_Task brief_
Will you give the material below again, every line exactly as it is?

_Listed records_
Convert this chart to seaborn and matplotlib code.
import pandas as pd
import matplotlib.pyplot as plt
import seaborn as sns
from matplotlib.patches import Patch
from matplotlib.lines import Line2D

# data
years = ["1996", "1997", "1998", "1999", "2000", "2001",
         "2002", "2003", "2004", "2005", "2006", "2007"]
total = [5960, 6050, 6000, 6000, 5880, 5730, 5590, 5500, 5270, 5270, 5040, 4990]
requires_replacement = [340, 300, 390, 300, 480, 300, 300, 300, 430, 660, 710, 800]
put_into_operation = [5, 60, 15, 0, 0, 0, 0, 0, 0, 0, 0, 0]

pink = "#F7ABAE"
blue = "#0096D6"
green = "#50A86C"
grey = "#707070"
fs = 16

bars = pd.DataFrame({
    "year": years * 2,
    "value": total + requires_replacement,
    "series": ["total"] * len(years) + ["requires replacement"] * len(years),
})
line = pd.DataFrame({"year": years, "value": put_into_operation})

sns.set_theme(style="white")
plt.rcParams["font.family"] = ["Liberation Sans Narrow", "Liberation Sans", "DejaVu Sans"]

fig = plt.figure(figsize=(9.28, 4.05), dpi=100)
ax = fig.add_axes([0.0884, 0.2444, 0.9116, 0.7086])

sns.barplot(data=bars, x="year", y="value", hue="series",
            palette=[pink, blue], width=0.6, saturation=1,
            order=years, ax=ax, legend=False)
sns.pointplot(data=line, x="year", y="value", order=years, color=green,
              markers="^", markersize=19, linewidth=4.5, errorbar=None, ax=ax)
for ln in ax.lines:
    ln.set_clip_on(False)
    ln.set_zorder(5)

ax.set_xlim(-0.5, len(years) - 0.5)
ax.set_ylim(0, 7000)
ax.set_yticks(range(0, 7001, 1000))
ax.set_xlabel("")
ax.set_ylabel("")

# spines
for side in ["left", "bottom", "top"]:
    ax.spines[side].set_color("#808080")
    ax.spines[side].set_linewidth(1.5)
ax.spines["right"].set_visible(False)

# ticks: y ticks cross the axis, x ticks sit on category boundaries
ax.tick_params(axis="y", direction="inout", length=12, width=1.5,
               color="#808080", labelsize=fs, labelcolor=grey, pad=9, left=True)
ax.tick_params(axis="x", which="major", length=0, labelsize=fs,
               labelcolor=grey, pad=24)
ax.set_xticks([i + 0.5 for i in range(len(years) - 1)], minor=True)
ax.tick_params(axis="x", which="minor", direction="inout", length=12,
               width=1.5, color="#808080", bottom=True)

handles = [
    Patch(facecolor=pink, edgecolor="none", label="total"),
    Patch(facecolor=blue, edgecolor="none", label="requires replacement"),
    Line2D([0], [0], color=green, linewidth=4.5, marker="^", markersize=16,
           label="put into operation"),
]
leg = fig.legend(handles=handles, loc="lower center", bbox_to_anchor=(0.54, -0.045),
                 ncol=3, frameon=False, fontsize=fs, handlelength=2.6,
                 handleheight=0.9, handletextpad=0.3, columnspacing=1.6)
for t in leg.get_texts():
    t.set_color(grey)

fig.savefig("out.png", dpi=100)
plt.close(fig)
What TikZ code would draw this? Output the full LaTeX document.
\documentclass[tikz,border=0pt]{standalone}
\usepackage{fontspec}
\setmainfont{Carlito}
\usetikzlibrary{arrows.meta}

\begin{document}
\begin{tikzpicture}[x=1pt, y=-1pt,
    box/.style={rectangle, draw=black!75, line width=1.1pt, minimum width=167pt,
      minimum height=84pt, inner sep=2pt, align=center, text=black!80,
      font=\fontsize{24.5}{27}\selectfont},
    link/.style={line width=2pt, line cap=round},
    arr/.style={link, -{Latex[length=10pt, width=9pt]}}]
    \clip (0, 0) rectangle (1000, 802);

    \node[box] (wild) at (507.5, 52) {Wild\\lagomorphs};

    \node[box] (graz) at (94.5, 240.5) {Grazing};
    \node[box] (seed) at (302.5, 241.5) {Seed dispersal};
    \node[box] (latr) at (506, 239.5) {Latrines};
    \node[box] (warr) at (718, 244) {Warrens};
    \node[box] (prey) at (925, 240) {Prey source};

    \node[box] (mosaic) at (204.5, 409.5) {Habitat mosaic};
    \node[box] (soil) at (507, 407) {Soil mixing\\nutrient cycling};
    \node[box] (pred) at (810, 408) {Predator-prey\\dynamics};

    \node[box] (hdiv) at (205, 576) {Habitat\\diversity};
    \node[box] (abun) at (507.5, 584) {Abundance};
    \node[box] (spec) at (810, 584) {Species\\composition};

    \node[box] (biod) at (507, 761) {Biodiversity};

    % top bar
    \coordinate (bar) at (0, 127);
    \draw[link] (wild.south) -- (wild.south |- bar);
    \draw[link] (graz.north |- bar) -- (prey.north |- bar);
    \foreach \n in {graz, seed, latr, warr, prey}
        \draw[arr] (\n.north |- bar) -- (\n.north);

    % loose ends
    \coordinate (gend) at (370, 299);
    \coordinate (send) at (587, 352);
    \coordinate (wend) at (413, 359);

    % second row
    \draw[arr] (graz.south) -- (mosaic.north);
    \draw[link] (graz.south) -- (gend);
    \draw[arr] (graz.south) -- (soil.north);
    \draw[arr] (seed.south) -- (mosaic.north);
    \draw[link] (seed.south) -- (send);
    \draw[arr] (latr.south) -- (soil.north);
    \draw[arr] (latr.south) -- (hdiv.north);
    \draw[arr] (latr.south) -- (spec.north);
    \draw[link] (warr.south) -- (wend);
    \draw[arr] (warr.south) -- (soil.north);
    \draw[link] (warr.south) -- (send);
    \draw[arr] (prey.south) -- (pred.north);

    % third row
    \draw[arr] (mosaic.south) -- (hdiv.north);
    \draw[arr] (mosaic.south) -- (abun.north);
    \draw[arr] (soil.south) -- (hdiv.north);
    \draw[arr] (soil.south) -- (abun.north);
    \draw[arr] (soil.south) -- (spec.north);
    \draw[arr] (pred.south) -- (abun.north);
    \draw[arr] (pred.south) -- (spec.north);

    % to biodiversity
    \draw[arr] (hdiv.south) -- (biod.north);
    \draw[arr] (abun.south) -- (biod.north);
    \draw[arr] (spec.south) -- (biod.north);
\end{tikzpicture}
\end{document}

_Solution for this problem_
Convert this chart to seaborn and matplotlib code.
import pandas as pd
import matplotlib.pyplot as plt
import seaborn as sns
from matplotlib.patches import Patch
from matplotlib.lines import Line2D

# data
years = ["1996", "1997", "1998", "1999", "2000", "2001",
         "2002", "2003", "2004", "2005", "2006", "2007"]
total = [5960, 6050, 6000, 6000, 5880, 5730, 5590, 5500, 5270, 5270, 5040, 4990]
requires_replacement = [340, 300, 390, 300, 480, 300, 300, 300, 430, 660, 710, 800]
put_into_operation = [5, 60, 15, 0, 0, 0, 0, 0, 0, 0, 0, 0]

pink = "#F7ABAE"
blue = "#0096D6"
green = "#50A86C"
grey = "#707070"
fs = 16

bars = pd.DataFrame({
    "year": years * 2,
    "value": total + requires_replacement,
    "series": ["total"] * len(years) + ["requires replacement"] * len(years),
})
line = pd.DataFrame({"year": years, "value": put_into_operation})

sns.set_theme(style="white")
plt.rcParams["font.family"] = ["Liberation Sans Narrow", "Liberation Sans", "DejaVu Sans"]

fig = plt.figure(figsize=(9.28, 4.05), dpi=100)
ax = fig.add_axes([0.0884, 0.2444, 0.9116, 0.7086])

sns.barplot(data=bars, x="year", y="value", hue="series",
            palette=[pink, blue], width=0.6, saturation=1,
            order=years, ax=ax, legend=False)
sns.pointplot(data=line, x="year", y="value", order=years, color=green,
              markers="^", markersize=19, linewidth=4.5, errorbar=None, ax=ax)
for ln in ax.lines:
    ln.set_clip_on(False)
    ln.set_zorder(5)

ax.set_xlim(-0.5, len(years) - 0.5)
ax.set_ylim(0, 7000)
ax.set_yticks(range(0, 7001, 1000))
ax.set_xlabel("")
ax.set_ylabel("")

# spines
for side in ["left", "bottom", "top"]:
    ax.spines[side].set_color("#808080")
    ax.spines[side].set_linewidth(1.5)
ax.spines["right"].set_visible(False)

# ticks: y ticks cross the axis, x ticks sit on category boundaries
ax.tick_params(axis="y", direction="inout", length=12, width=1.5,
               color="#808080", labelsize=fs, labelcolor=grey, pad=9, left=True)
ax.tick_params(axis="x", which="major", length=0, labelsize=fs,
               labelcolor=grey, pad=24)
ax.set_xticks([i + 0.5 for i in range(len(years) - 1)], minor=True)
ax.tick_params(axis="x", which="minor", direction="inout", length=12,
               width=1.5, color="#808080", bottom=True)

handles = [
    Patch(facecolor=pink, edgecolor="none", label="total"),
    Patch(facecolor=blue, edgecolor="none", label="requires replacement"),
    Line2D([0], [0], color=green, linewidth=4.5, marker="^", markersize=16,
           label="put into operation"),
]
leg = fig.legend(handles=handles, loc="lower center", bbox_to_anchor=(0.54, -0.045),
                 ncol=3, frameon=False, fontsize=fs, handlelength=2.6,
                 handleheight=0.9, handletextpad=0.3, columnspacing=1.6)
for t in leg.get_texts():
    t.set_color(grey)

fig.savefig("out.png", dpi=100)
plt.close(fig)
What TikZ code would draw this? Output the full LaTeX document.
\documentclass[tikz,border=0pt]{standalone}
\usepackage{fontspec}
\setmainfont{Carlito}
\usetikzlibrary{arrows.meta}

\begin{document}
\begin{tikzpicture}[x=1pt, y=-1pt,
    box/.style={rectangle, draw=black!75, line width=1.1pt, minimum width=167pt,
      minimum height=84pt, inner sep=2pt, align=center, text=black!80,
      font=\fontsize{24.5}{27}\selectfont},
    link/.style={line width=2pt, line cap=round},
    arr/.style={link, -{Latex[length=10pt, width=9pt]}}]
    \clip (0, 0) rectangle (1000, 802);

    \node[box] (wild) at (507.5, 52) {Wild\\lagomorphs};

    \node[box] (graz) at (94.5, 240.5) {Grazing};
    \node[box] (seed) at (302.5, 241.5) {Seed dispersal};
    \node[box] (latr) at (506, 239.5) {Latrines};
    \node[box] (warr) at (718, 244) {Warrens};
    \node[box] (prey) at (925, 240) {Prey source};

    \node[box] (mosaic) at (204.5, 409.5) {Habitat mosaic};
    \node[box] (soil) at (507, 407) {Soil mixing\\nutrient cycling};
    \node[box] (pred) at (810, 408) {Predator-prey\\dynamics};

    \node[box] (hdiv) at (205, 576) {Habitat\\diversity};
    \node[box] (abun) at (507.5, 584) {Abundance};
    \node[box] (spec) at (810, 584) {Species\\composition};

    \node[box] (biod) at (507, 761) {Biodiversity};

    % top bar
    \coordinate (bar) at (0, 127);
    \draw[link] (wild.south) -- (wild.south |- bar);
    \draw[link] (graz.north |- bar) -- (prey.north |- bar);
    \foreach \n in {graz, seed, latr, warr, prey}
        \draw[arr] (\n.north |- bar) -- (\n.north);

    % loose ends
    \coordinate (gend) at (370, 299);
    \coordinate (send) at (587, 352);
    \coordinate (wend) at (413, 359);

    % second row
    \draw[arr] (graz.south) -- (mosaic.north);
    \draw[link] (graz.south) -- (gend);
    \draw[arr] (graz.south) -- (soil.north);
    \draw[arr] (seed.south) -- (mosaic.north);
    \draw[link] (seed.south) -- (send);
    \draw[arr] (latr.south) -- (soil.north);
    \draw[arr] (latr.south) -- (hdiv.north);
    \draw[arr] (latr.south) -- (spec.north);
    \draw[link] (warr.south) -- (wend);
    \draw[arr] (warr.south) -- (soil.north);
    \draw[link] (warr.south) -- (send);
    \draw[arr] (prey.south) -- (pred.north);

    % third row
    \draw[arr] (mosaic.south) -- (hdiv.north);
    \draw[arr] (mosaic.south) -- (abun.north);
    \draw[arr] (soil.south) -- (hdiv.north);
    \draw[arr] (soil.south) -- (abun.north);
    \draw[arr] (soil.south) -- (spec.north);
    \draw[arr] (pred.south) -- (abun.north);
    \draw[arr] (pred.south) -- (spec.north);

    % to biodiversity
    \draw[arr] (hdiv.south) -- (biod.north);
    \draw[arr] (abun.south) -- (biod.north);
    \draw[arr] (spec.south) -- (biod.north);
\end{tikzpicture}
\end{document}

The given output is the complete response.